Another Danish astronomer, Erik Heyn Olsen made the first step in the 1980’s by measuring the flux (light intensity) in several wavebands (in the “Str?mgren photometric system”) of 30,000 A, F and G stars over the whole sky to a fixed brightness limit. Next, ESA’s Hipparcos satellite determined precise distances and velocities in the plane of the sky for these and many other stars.

The missing link was the motions along the line of sight (the so-called radial velocities). They were then measured by the present team from the Doppler shift of spectral lines of the stars (the same technique that is used to detect planets around other stars), using the specialized CORAVEL instrument.

Stellar orbits in the Milky Way
With the velocity information completed, the astronomers can now compute how the stars have wandered around in the Galaxy in the past, and where they will go in the future, cf. PR Video Clip 04/04.

Birgitta Nordstr?m, leader of the team, explains: “For the first time we have a complete set of observed stars that is a fair representation of the stellar population in the Milky Way disc in general. It is large enough for a proper statistical analysis and also has complete velocity and binary star information. We have just started the analysis of this dataset ourselves, but we know that our colleagues worldwide will rush to join in the interpretation of this treasure trove of information.”

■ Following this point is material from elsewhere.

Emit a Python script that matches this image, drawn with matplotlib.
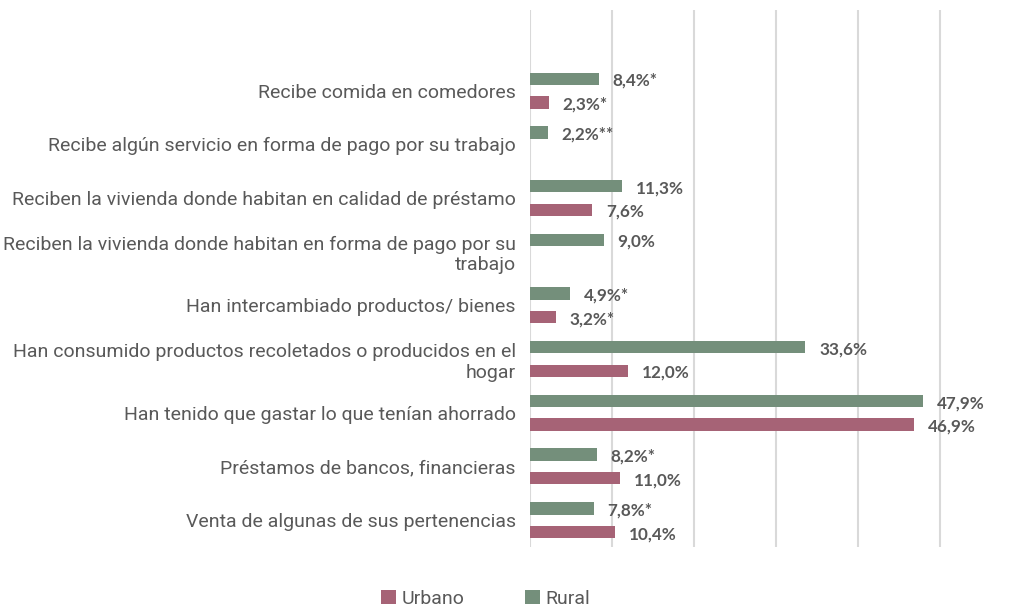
import numpy as np
import matplotlib.pyplot as plt

categorias = [
    "Recibe comida en comedores",
    "Recibe algún servicio en forma de pago por su trabajo",
    "Reciben la vivienda donde habitan en calidad de préstamo",
    "Reciben la vivienda donde habitan en forma de pago por su\ntrabajo",
    "Han intercambiado productos/ bienes",
    "Han consumido productos recoletados o producidos en el\nhogar",
    "Han tenido que gastar lo que tenían ahorrado",
    "Préstamos de bancos, financieras",
    "Venta de algunas de sus pertenencias",
]
rural = [8.4, 2.2, 11.3, 9.0, 4.9, 33.6, 47.9, 8.2, 7.8]
urbano = [2.3, np.nan, 7.6, np.nan, 3.2, 12.0, 46.9, 11.0, 10.4]
rural_notas = ["*", "**", "", "", "*", "", "", "*", "*"]
urbano_notas = ["*", "", "", "", "*", "", "", "", ""]

c_urbano = "#A66376"
c_rural = "#748F7B"
gris = "#595959"

fig = plt.figure(figsize=(10.12, 6.11), dpi=100)
ax = fig.add_axes([0.5234, 0.1047, 0.462, 0.879])

y = np.arange(len(categorias))
alto = 0.23
off = 0.22


def etiquetas(ax, ys, vals, notas):
    for yi, v, n in zip(ys, vals, notas):
        if np.isnan(v):
            continue
        txt = f"{v:.1f}".replace(".", ",") + "%" + n
        ax.annotate(txt, (v, yi), xytext=(10, -1.5), textcoords="offset points",
                    va="center", ha="left", fontsize=12.3, fontweight="bold",
                    family="Lato", color=gris)


mask_u = ~np.isnan(urbano)
ax.barh(y[mask_u] + off, np.array(urbano)[mask_u], height=alto, color=c_urbano, label="Urbano")
ax.barh(y - off, rural, height=alto, color=c_rural, label="Rural")
etiquetas(ax, y + off, urbano, urbano_notas)
etiquetas(ax, y - off, rural, rural_notas)

ax.set_xlim(0, 57)
ax.set_ylim(len(categorias) - 0.5, -1.5)
ax.set_xticks(np.arange(0, 51, 10))
ax.set_xticklabels([])
ax.set_yticks(y)
ax.set_yticklabels(categorias, fontsize=14, family="Roboto", color=gris, ha="right")
ax.tick_params(axis="both", length=0)
ax.tick_params(axis="y", pad=10)
ax.grid(axis="x", color="#D9D9D9", linewidth=1.5)
ax.set_axisbelow(True)
for s in ax.spines.values():
    s.set_visible(False)

fig.legend(loc="center", bbox_to_anchor=(0.48, 0.02), ncol=2, frameon=False,
           prop={"family": "Roboto", "size": 14}, labelcolor=gris,
           handlelength=0.75, handleheight=0.75, handletextpad=0.3, columnspacing=3.1,
           borderpad=0.1)

fig.savefig("out.png", dpi=100)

The team’s initial analysis indicates that objects like molecular clouds, spiral arms, black holes, or maybe a central bar in the Galaxy, have stirred up the motion of the stars throughout the entire history of the Milky Way disc.

This in turn reveals that the evolution of the Milky Way was far more complex and chaotic than traditional, simplified models have long so far assumed. Supernova explosions, galaxy collisions, and infall of huge gas clouds have made the Milky Way a very lively place indeed!